Utah based Security National Financial Corporation issued their 2018 financial results earlier this month and you can see a statement from them here. The company announced a company wide increase in revenues of 1% to over $279 million. In addition, SNFC announced that their after-tax earnings from operations jumped over 53% from about $14 million in 2017 to $21.68 million in 2018.
SNFC operates in three segments: Life Insurance, Mortgages, and Cemeteries/Mortuaries. At Funeral Director Daily we are most concerned with how the Cemeteries/Mortuaries division operates and they do break out revenues and earnings for that group. For 2018, their Cemeteries/Mortuaries division revenue increased to $16.4 million from $13.3 million in 2017 and earnings before taxes increased to $3.9 million in 2018 from $1.67 million in 2017. President and CEO Scott Quist commented, “On the brighter side our life segment and Memorial segment revenues showed good revenue growth and excellent profitability growth.”
The $21.68 million after-tax profit is the best in the company’s 53 year history according to the article. CEO Quist mentioned in the earnings report that stockholders equity has grown on an average of 14.4% per year on a compound basis over the past 5 years.
Security National Financial Corporation owns funeral homes and cemeteries in Utah and California.
Funeral Director Daily take: Like many other public companies that operate in the death care space, I do own stock in this company. It is a small public company with a market valuation of less than $80 million. However, I have been very impressed with their operations.
For the past couple of years they have been voted “Best Funeral Homes” in Utah by consumers.
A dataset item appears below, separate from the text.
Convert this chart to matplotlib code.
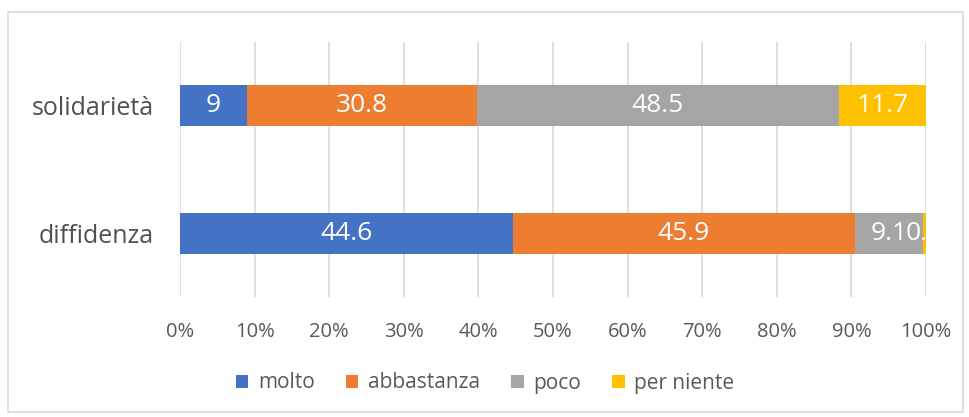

It appears to me that the Memorial segment is somewhat slow and methodical in their business, but they did announce a couple of acquisitions earlier in 2019. It is hard not to be impressed by their revenue growth (in the Memorial segment) of 23% last year and their before-tax earnings growth of (in the Memorial segment) of 133%.
The company’s earnings per share of $1.25 on an approximate $5 stock price leads to a Price/Earnings ratio of about 4. . . somewhat unheard of in public companies.